The Paying Guests by Sarah Waters
The Great War is over, but tragedy and hunger still haunt 1922 London. On Champion Hill, the Wray family’s once-upon-a-posh life has vanished; most notably, all the men are gone. The brothers became casualties of war, the father died leaving substantial debts, and the servants have been duly dismissed. Bereft and struggling, the widowed Mrs. Wray and her no-longer-considered-young daughter Frances are left to take lodgers into their once stately home. These titular ‘paying guests’ are a young couple, Lilian and Leonard Barber, who are not quite of the Wrays’ social status.
The forced-together foursome are initially, understandably uncomfortable. Cautiously, Frances and Lilian, just a few years apart in age, begin a tentative friendship. What begins as much needed companionship for two unlikely, isolated souls – a fun-loving, bored young wife and a discontented woman made old before her time – moves quickly to something else, something more, something fatal. Because on Champion Hill, all the men go missing …
If the title sounds familiar, the cover seem like you’ve seen it before, that’s probably because amidst the barrage of year-end, best-of lists, Paying Guests is almost always included. Welsh-born, London-domiciled author Sarah Waters is certainly well-represented on bookshelves with five award-winning, bestselling novels before Guests; she’s also a three-time shortlister for the coveted Man Booker Prize and her first four titles have each been adapted for British TV.
Beyond all the nods and lauds and hype, the very best detail about Guests is, ironically, its audible rendition as performed by the sublimely extraordinary actor Juliet Stevenson [if you ever get a chance to see her on stage, RUN to the theater and beg, borrow, steal, just get a ticket any way you can]. Waters is a chronicler of details and minutiae; Stevenson knows just how to fuse such tiny parts to actualize entire worlds.

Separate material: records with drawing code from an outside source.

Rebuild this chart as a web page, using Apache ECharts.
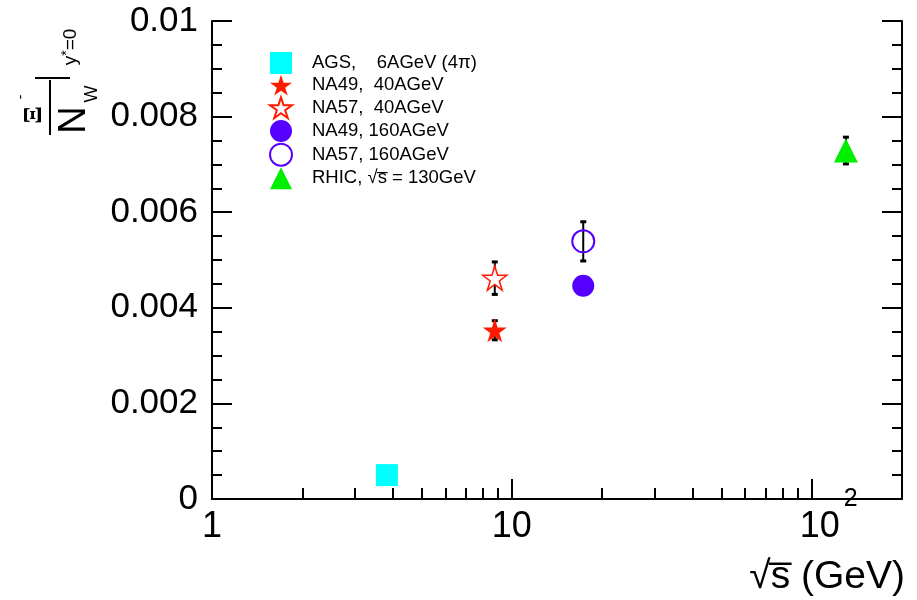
<!DOCTYPE html>
<html>
<head>
<meta charset="utf-8">
<script src="https://cdn.jsdelivr.net/npm/echarts@6/dist/echarts.min.js"></script>
<style>html,body{margin:0;padding:0;background:#fff}#c{width:917px;height:600px}</style>
</head>
<body>
<div id="c"></div>
<script>
// ---- data ----
const seriesNames = ['AGS,    6AGeV (4\u03C0)', 'NA49,  40AGeV', 'NA57,  40AGeV', 'NA49, 160AGeV', 'NA57, 160AGeV', 'RHIC, \u221As\u0305 = 130GeV'];
const sqrtS    = [3.83, 8.77, 8.77, 17.3, 17.3, 130];
const ratio    = [0.0005, 0.00353, 0.00462, 0.00446, 0.00539, 0.00729];
const ratioErr = [0, 0.0002, 0.00034, 0, 0.00041, 0.00028];
const xMajorTicks = [1, 10, 100];
const xMinorTicks = [2, 3, 4, 5, 6, 7, 8, 9, 20, 30, 40, 50, 60, 70, 80, 90, 200];
const yTicks = [0, 0.002, 0.004, 0.006, 0.008, 0.01];

// ---- styles ----
const STAR = 'path://M100,0L122.45,69.1L195.1,69.1L136.3,111.8L158.8,180.9L100,138.2L41.2,180.9L63.7,111.8L4.9,69.1L77.55,69.1Z';
const styles = [
  {symbol: 'rect', size: 22, item: {color: '#00ffff'}},
  {symbol: STAR, size: 24, item: {color: '#ff1a00'}},
  {symbol: STAR, size: 24, item: {color: '#ffffff', borderColor: '#ff1a00', borderWidth: 1.5}},
  {symbol: 'circle', size: 22, item: {color: '#5500ff'}},
  {symbol: 'circle', size: 22, item: {color: 'rgba(255,255,255,0)', borderColor: '#5500ff', borderWidth: 2}},
  {symbol: 'triangle', size: 24, item: {color: '#00ee00'}}
];
const FONT = 'Liberation Sans';

const chart = echarts.init(document.getElementById('c'));

const scatterSeries = seriesNames.map((n, i) => ({
  name: n, type: 'scatter', xAxisIndex: 0, yAxisIndex: 0,
  symbol: styles[i].symbol, symbolSize: styles[i].size,
  itemStyle: Object.assign({opacity: 1}, styles[i].item),
  data: [[sqrtS[i], ratio[i]]], z: 3
}));

const errData = [];
sqrtS.forEach((x, i) => { if (ratioErr[i] > 0) errData.push([x, ratio[i], ratioErr[i]]); });

const errSeries = {
  type: 'custom', xAxisIndex: 0, yAxisIndex: 0, z: 2,
  data: errData,
  renderItem: function (params, api) {
    const x = api.value(0), y = api.value(1), e = api.value(2);
    const hi = api.coord([x, y + e]), lo = api.coord([x, y - e]);
    const st = {stroke: '#000', lineWidth: 2};
    return {type: 'group', children: [
      {type: 'line', shape: {x1: hi[0], y1: hi[1], x2: lo[0], y2: lo[1]}, style: st},
      {type: 'line', shape: {x1: hi[0] - 3, y1: hi[1], x2: hi[0] + 3, y2: hi[1]}, style: {stroke: '#000', lineWidth: 3}},
      {type: 'line', shape: {x1: lo[0] - 3, y1: lo[1], x2: lo[0] + 3, y2: lo[1]}, style: {stroke: '#000', lineWidth: 3}}
    ]};
  }
};

const lineSt = {color: '#000', width: 2};
const option = {
  animation: false,
  backgroundColor: '#fff',
  grid: {left: 212, right: 15, top: 21, bottom: 101, containLabel: false},
  legend: {
    data: seriesNames, orient: 'vertical', left: 264, top: 47,
    itemWidth: 22, itemHeight: 22, itemGap: 0.7,
    textStyle: {fontFamily: FONT, fontSize: 18.5, color: '#000', padding: [0, 0, 0, 15]},
    selectedMode: false
  },
  xAxis: [
    {type: 'log', logBase: 10, min: 1, max: 200, position: 'bottom',
     axisLine: {show: true, lineStyle: lineSt, onZero: false},
     axisTick: {show: true, inside: true, length: 20, lineStyle: lineSt, customValues: xMajorTicks},
     axisLabel: {show: true, customValues: xMajorTicks, margin: -12, color: '#000', fontFamily: FONT, fontSize: 36,
       formatter: function (v) { return v >= 100 ? '{c|10}{s|2}' : '{b|' + v + '}'; },
       rich: {b: {fontFamily: FONT, fontSize: 36, color: '#000', verticalAlign: 'bottom', padding: [22, 0, 0, 0]},
              c: {fontFamily: FONT, fontSize: 36, color: '#000', verticalAlign: 'bottom', padding: [22, 0, 0, 34]},
              s: {fontFamily: FONT, fontSize: 25, color: '#000', verticalAlign: 'top', padding: [0, 0, 0, 4]}}},
     splitLine: {show: false}},
    {type: 'log', logBase: 10, min: 1, max: 200, position: 'bottom',
     axisLine: {show: false},
     axisTick: {show: true, inside: true, length: 11, lineStyle: lineSt, customValues: xMinorTicks},
     axisLabel: {show: false}, splitLine: {show: false}}
  ],
  yAxis: [
    {type: 'value', min: 0, max: 0.01, interval: 0.002, position: 'left',
     axisLine: {show: true, lineStyle: lineSt, onZero: false},
     axisTick: {show: true, inside: true, length: 20, lineStyle: lineSt},
     minorTick: {show: true, splitNumber: 4, length: 10, lineStyle: lineSt},
     axisLabel: {margin: 14, color: '#000', fontFamily: FONT, fontSize: 35,
       customValues: yTicks,
       formatter: function (v) { return v === 0 ? '0' : String(Number(v.toFixed(4))); }},
     splitLine: {show: false}},
    {type: 'value', min: 0, max: 0.01, interval: 0.002, position: 'right',
     axisLine: {show: true, lineStyle: lineSt, onZero: false},
     axisTick: {show: true, inside: true, length: 20, lineStyle: lineSt},
     minorTick: {show: true, splitNumber: 4, length: 10, lineStyle: lineSt},
     axisLabel: {show: false}, splitLine: {show: false}}
  ],
  graphic: [
    // y-axis title (rotated)
    {type: 'text', x: 34, y: 115, rotation: Math.PI / 2, style: {text: '\u039E', fontFamily: 'Liberation Serif', fontWeight: 'bold', fontSize: 26, fill: '#000', align: 'center', verticalAlign: 'middle'}},
    {type: 'text', x: 21, y: 97, rotation: Math.PI / 2, style: {text: '-', fontFamily: FONT, fontSize: 14, fill: '#000', align: 'center', verticalAlign: 'middle'}},
    {type: 'line', shape: {x1: 50, y1: 80, x2: 50, y2: 135}, style: {stroke: '#000', lineWidth: 2}},
    {type: 'text', x: 75, y: 120, rotation: Math.PI / 2, style: {text: 'N', fontFamily: FONT, fontSize: 38, fill: '#000', align: 'center', verticalAlign: 'middle'}},
    {type: 'text', x: 92, y: 94, rotation: Math.PI / 2, style: {text: 'W', fontFamily: FONT, fontSize: 18, fill: '#000', align: 'center', verticalAlign: 'middle'}},
    {type: 'line', shape: {x1: 35, y1: 78, x2: 70, y2: 78}, style: {stroke: '#000', lineWidth: 2}},
    {type: 'text', x: 71, y: 47, rotation: Math.PI / 2, style: {text: '{a|y}{s|*}{a|=0}', fill: '#000', align: 'center', verticalAlign: 'middle',
      rich: {a: {fontFamily: FONT, fontSize: 19, fill: '#000'}, s: {fontFamily: FONT, fontSize: 14, fill: '#000', verticalAlign: 'bottom', padding: [0, 0, 7, 0]}}}},
    // x-axis title
    {type: 'text', right: 12, top: 558, style: {text: '\u221As\u0305 (GeV)', fontFamily: FONT, fontSize: 39, fill: '#000'}}
  ],
  series: scatterSeries.concat([errSeries])
};
chart.setOption(option);
</script>
</body>
</html>
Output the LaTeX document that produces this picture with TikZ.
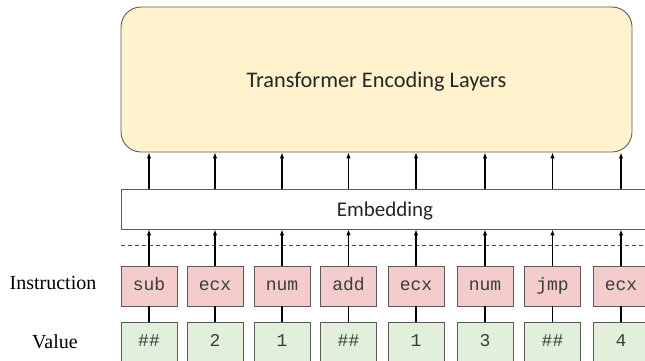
\documentclass[tikz,border=0pt]{standalone}
\usepackage{fontspec}
\setmainfont{Liberation Serif}
\newfontfamily\uifont{Carlito}
\newfontfamily\codefont{Liberation Mono}
\usetikzlibrary{arrows.meta}
\definecolor{layerfill}{RGB}{255,242,204}
\definecolor{instrfill}{RGB}{244,204,204}
\definecolor{valfill}{RGB}{226,239,218}
\definecolor{edgegray}{RGB}{90,90,90}
\definecolor{codegray}{RGB}{60,60,60}
\tikzset{
  layerbox/.style={draw=edgegray, line width=0.9pt, fill=layerfill, rounded corners=20pt,
    minimum width=511pt, minimum height=145pt, inner sep=0pt, text depth=0pt,
    font=\uifont\fontsize{22.3}{26}\selectfont, text=black!85},
  embbox/.style={draw=edgegray, line width=0.9pt, fill=white,
    minimum width=528pt, minimum height=40pt, inner sep=0pt, text depth=0pt,
    font=\uifont\fontsize{21}{25}\selectfont, text=black!85},
  tokbox/.style={draw=edgegray, line width=0.8pt, minimum width=56pt, minimum height=40pt,
    inner sep=0pt, text height=10pt, text depth=1pt,
    font=\codefont\fontsize{18}{20}\selectfont, text=codegray},
  instrbox/.style={tokbox, fill=instrfill},
  valbox/.style={tokbox, fill=valfill},
  rowlabel/.style={font=\fontsize{20}{24}\selectfont, text=black},
  flow/.style={line width=1.1pt, -{Latex[length=6pt,width=4.5pt]}},
  link/.style={line width=1.1pt},
  sep/.style={draw=black!70, line width=0.8pt, dash pattern=on 4pt off 3pt}
}
\begin{document}
\begin{tikzpicture}[x=1pt, y=-1pt]
  \useasboundingbox (0,0) rectangle (645,361);

  % transformer stack and embedding layer
  \node[layerbox] (enc) at (376.5,79.5) {Transformer Encoding Layers};
  \node[embbox] (emb) at (385,209) {Embedding};

  % separator between embedding and the token rows
  \coordinate (sepL) at (121,245);
  \coordinate (sepR) at (650,245);
  \draw[sep] (sepL) -- (sepR);

  % row labels
  \node[rowlabel] (lblI) at (53,283) {Instruction};
  \node[rowlabel] (lblV) at (55,342) {Value};

  % token columns: instruction over value
  \foreach \i/\x/\ins/\val in {1/149/sub/\#\#, 2/215/ecx/2, 3/282/num/1, 4/348.5/add/\#\#,
                               5/416/ecx/1, 6/485/num/3, 7/552.5/jmp/\#\#, 8/621/ecx/4} {
    \node[instrbox] (ins\i) at (\x,286) {\ins};
    \node[valbox] (val\i) at (\x,342) {\val};
    \draw[link] (val\i.north) -- (ins\i.south);
    \draw[flow] (ins\i.north) -- (ins\i.north |- emb.south);
    \draw[flow] (ins\i.north |- emb.north) -- (ins\i.north |- enc.south);
  }
\end{tikzpicture}
\end{document}
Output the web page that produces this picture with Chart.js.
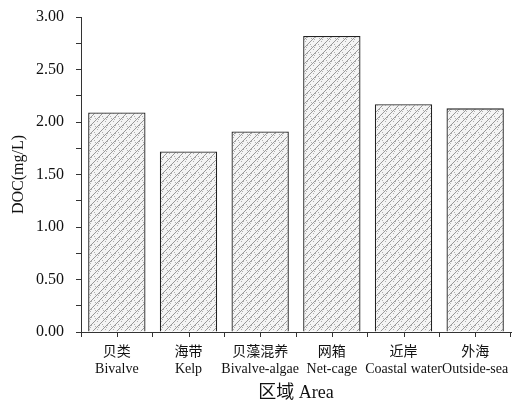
<!DOCTYPE html>
<html>
<head>
<meta charset="utf-8">
<script src="https://cdn.jsdelivr.net/npm/chart.js@4.4.0/dist/chart.umd.min.js"></script>
<style>
  html, body { margin: 0; padding: 0; background: #fff; }
  #wrap { width: 532px; height: 406px; position: relative; }
</style>
</head>
<body>
<div id="wrap"><canvas id="grafica"></canvas></div>
<script>
// datos
const categories = [
    ['贝类', 'Bivalve'],
    ['海带', 'Kelp'],
    ['贝藻混养', 'Bivalve-algae'],
    ['网箱', 'Net-cage'],
    ['近岸', 'Coastal water'],
    ['外海', 'Outside-sea']
];
const docValues = [2.09, 1.72, 1.91, 2.82, 2.17, 2.13];
const yTickLabels = ['0.00', '0.50', '1.00', '1.50', '2.00', '2.50', '3.00'];
const yTitle = 'DOC(mg/L)';
const xTitle = '区域 Area';

const FONT = "'Liberation Serif', 'Noto Sans CJK SC', serif";
const AXIS = '#333';

// relleno rayado con puntos, como en la figura
function crearPatron() {
    const c = document.createElement('canvas');
    c.width = 8; c.height = 8;
    const g = c.getContext('2d');
    g.fillStyle = '#f4f4f4';
    g.fillRect(0, 0, 8, 8);
    g.fillStyle = '#b0b0b0';
    [[1, 1], [5, 2], [3, 5], [7, 6], [2, 7], [6, 4]].forEach(p => g.fillRect(p[0], p[1], 1, 1));
    g.strokeStyle = '#909090';
    g.lineWidth = 0.9;
    g.beginPath();
    g.moveTo(-1, 9); g.lineTo(9, -1);
    g.moveTo(-1, 1); g.lineTo(1, -1);
    g.moveTo(7, 9); g.lineTo(9, 7);
    g.stroke();
    return g.createPattern(c, 'repeat');
}

// marcas extra del eje x en el centro de cada categoria
const marcasCentro = {
    id: 'marcasCentro',
    afterDraw(chart) {
        const x = chart.scales.x;
        const ctx = chart.ctx;
        ctx.save();
        ctx.strokeStyle = AXIS;
        ctx.lineWidth = 1;
        ctx.beginPath();
        categories.forEach((c, i) => {
            const px = Math.round(x.getPixelForValue(i)) + 0.5;
            ctx.moveTo(px, x.top);
            ctx.lineTo(px, x.top + 5);
        });
        ctx.stroke();
        ctx.restore();
    }
};

const ctx = document.getElementById('grafica').getContext('2d');
new Chart(ctx, {
    type: 'bar',
    data: {
        labels: categories,
        datasets: [{
            data: docValues,
            backgroundColor: crearPatron(),
            borderColor: '#222',
            borderWidth: 1.3,
            borderSkipped: 'bottom',
            categoryPercentage: 0.8,
            barPercentage: 1.0
        }]
    },
    options: {
        responsive: true,
        maintainAspectRatio: false,
        animation: false,
        layout: { padding: { top: 17, right: 21, left: 9, bottom: 2 } },
        plugins: {
            legend: { display: false },
            tooltip: { enabled: false }
        },
        scales: {
            x: {
                offset: true,
                border: { display: true, color: AXIS, width: 1 },
                grid: { offset: true, drawOnChartArea: false, tickLength: 5, color: AXIS },
                ticks: {
                    color: '#111',
                    font: { family: FONT, size: 14 },
                    padding: 7,
                    maxRotation: 0,
                    autoSkip: false
                },
                title: {
                    display: true,
                    text: xTitle,
                    color: '#111',
                    font: { family: FONT, size: 18 },
                    padding: { top: 5, bottom: 0 }
                },
                afterFit: s => { s.height = 72; }
            },
            y: {
                min: 0,
                max: 3,
                border: { display: true, color: AXIS, width: 1 },
                grid: { drawOnChartArea: false, tickLength: 5, color: AXIS },
                ticks: {
                    stepSize: 0.25,
                    autoSkip: false,
                    color: '#111',
                    font: { family: FONT, size: 16 },
                    padding: 12,
                    callback: v => {
                        const k = v * 2;
                        return Math.abs(k - Math.round(k)) < 1e-6 ? yTickLabels[Math.round(k)] : '';
                    }
                },
                title: {
                    display: true,
                    text: yTitle,
                    color: '#111',
                    font: { family: FONT, size: 16 },
                    padding: { top: 0, bottom: 4 }
                },
                afterFit: s => { s.width = 72; s.paddingTop = 0; s.paddingBottom = 0; }
            }
        }
    },
    plugins: [marcasCentro]
});
</script>
</body>
</html>
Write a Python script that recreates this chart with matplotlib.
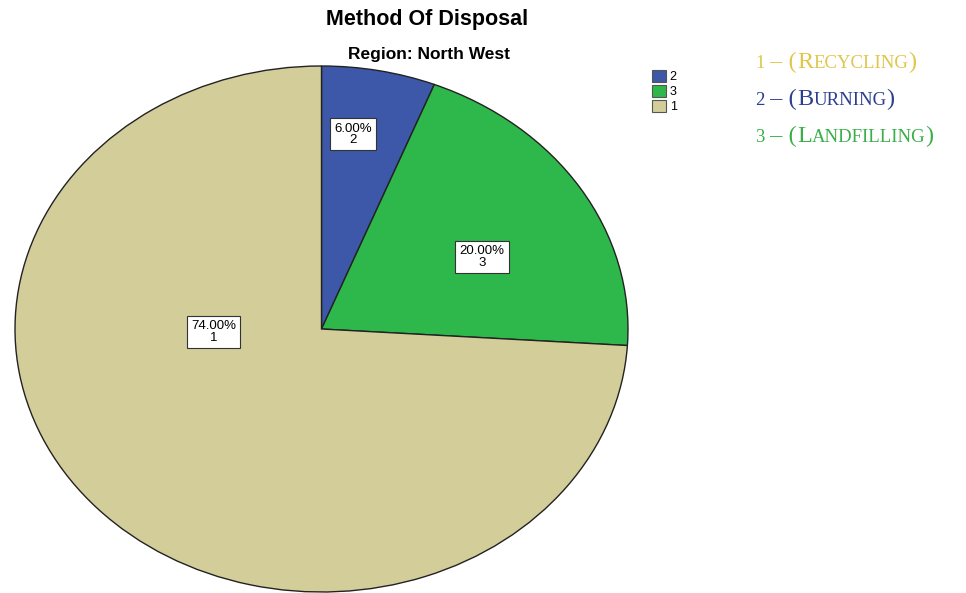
import matplotlib
matplotlib.use("Agg")
import matplotlib.pyplot as plt
from matplotlib.offsetbox import TextArea, HPacker, AnchoredOffsetbox
from matplotlib.patches import Patch

# data
codes = ["2", "3", "1"]
shares = [6.0, 20.0, 74.0]
slice_colors = ["#3d58a8", "#2eb74a", "#d3cd9a"]
# key text on the right: (number, big letter, small-caps rest, colour)
key_lines = [
    ("1", "R", "ECYCLING", "#e0c64a"),
    ("2", "B", "URNING", "#2b3f8f"),
    ("3", "L", "ANDFILLING", "#3aae4a"),
]

fig = plt.figure(figsize=(9.66, 5.93), dpi=100)
W, H = 966, 593

# axes placed so the pie fills the stretched ellipse
ax = fig.add_axes([15 / W, 1 - 592 / H, 613 / W, 526 / H])
wedges, texts, autotexts = ax.pie(
    shares, colors=slice_colors, startangle=90, counterclock=False,
    autopct=lambda p: "{:.2f}%".format(p),
    wedgeprops=dict(edgecolor="#222222", linewidth=1.0),
)
ax.set_xlim(-1, 1)
ax.set_ylim(-1, 1)
ax.set_aspect("auto")
ax.axis("off")

# SPSS style label boxes, moved to where the reference puts them
label_pos = [(0.104, 0.740), (0.524, 0.274), (-0.352, -0.011)]
for t, code, pos in zip(autotexts, codes, label_pos):
    t.set_text(t.get_text() + "\n" + code)
    t.set_position(pos)
    t.set_fontsize(9.5)
    t.set_linespacing(0.95)
    t.set_family("Liberation Sans")
    t.set_bbox(dict(facecolor="white", edgecolor="#333333", linewidth=0.8, pad=3))

fig.text(427 / W, 1 - 19 / H, "Method Of Disposal", ha="center", va="center",
         fontsize=15.5, fontweight="bold", family="Liberation Sans")
fig.text(429 / W, 1 - 54 / H, "Region: North West", ha="center", va="center",
         fontsize=12.5, fontweight="bold", family="Liberation Sans")

handles = [Patch(facecolor=c, edgecolor="#555555", linewidth=0.8) for c in slice_colors]
fig.legend(handles, codes, loc="upper left", bbox_to_anchor=(646 / W, 1 - 64 / H),
           frameon=False, handlelength=1.1, handleheight=1.1,
           handletextpad=0.3, labelspacing=0.12, borderpad=0,
           prop=dict(family="Liberation Sans", size=9))

# small caps built from two font sizes
big, small = 17.5, 13.5
for i, (num, first, rest, col) in enumerate(key_lines):
    parts = [
        TextArea(num, textprops=dict(color=col, size=small, family="Liberation Serif")),
        TextArea(" \u2013 (", textprops=dict(color=col, size=big, family="Liberation Serif")),
        TextArea(first, textprops=dict(color=col, size=big, family="Liberation Serif")),
        TextArea(rest, textprops=dict(color=col, size=small, family="Liberation Serif")),
        TextArea(")", textprops=dict(color=col, size=big, family="Liberation Serif")),
    ]
    box = HPacker(children=parts, align="baseline", pad=0, sep=0)
    anchored = AnchoredOffsetbox(loc="lower left", child=box, pad=0, borderpad=0,
                                 frameon=False,
                                 bbox_to_anchor=(755 / W, 1 - (73 + i * 37) / H),
                                 bbox_transform=fig.transFigure)
    fig.add_artist(anchored)

fig.savefig("out.png", dpi=100)
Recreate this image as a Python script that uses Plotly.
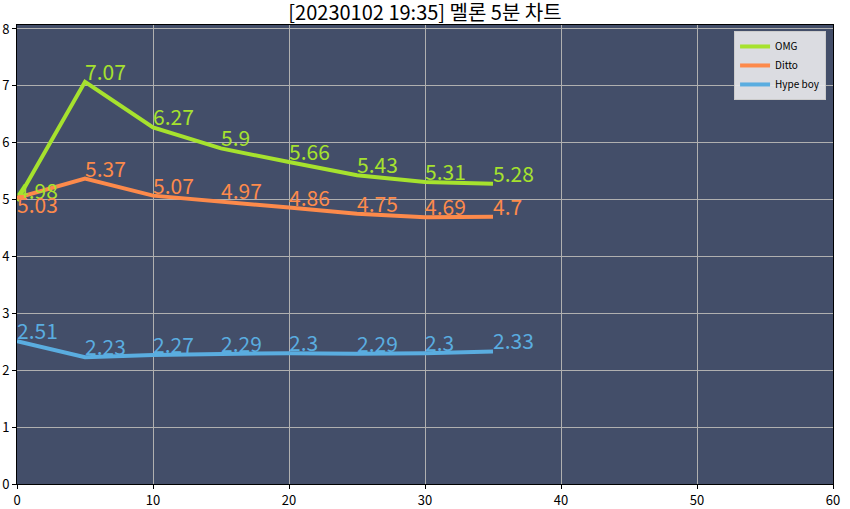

Waters’ words, Stevenson’s voice prove to be a perfect pairing in creating a literary extravaganza that is part family drama, part social treatise, part love story, part thriller … all of which Stevenson adroitly navigates through 21.5 hours (covering almost 600 pages) with charm and desperation, playfulness and threats, promises and betrayals – a mesmerizing gift to both author and reader indeed.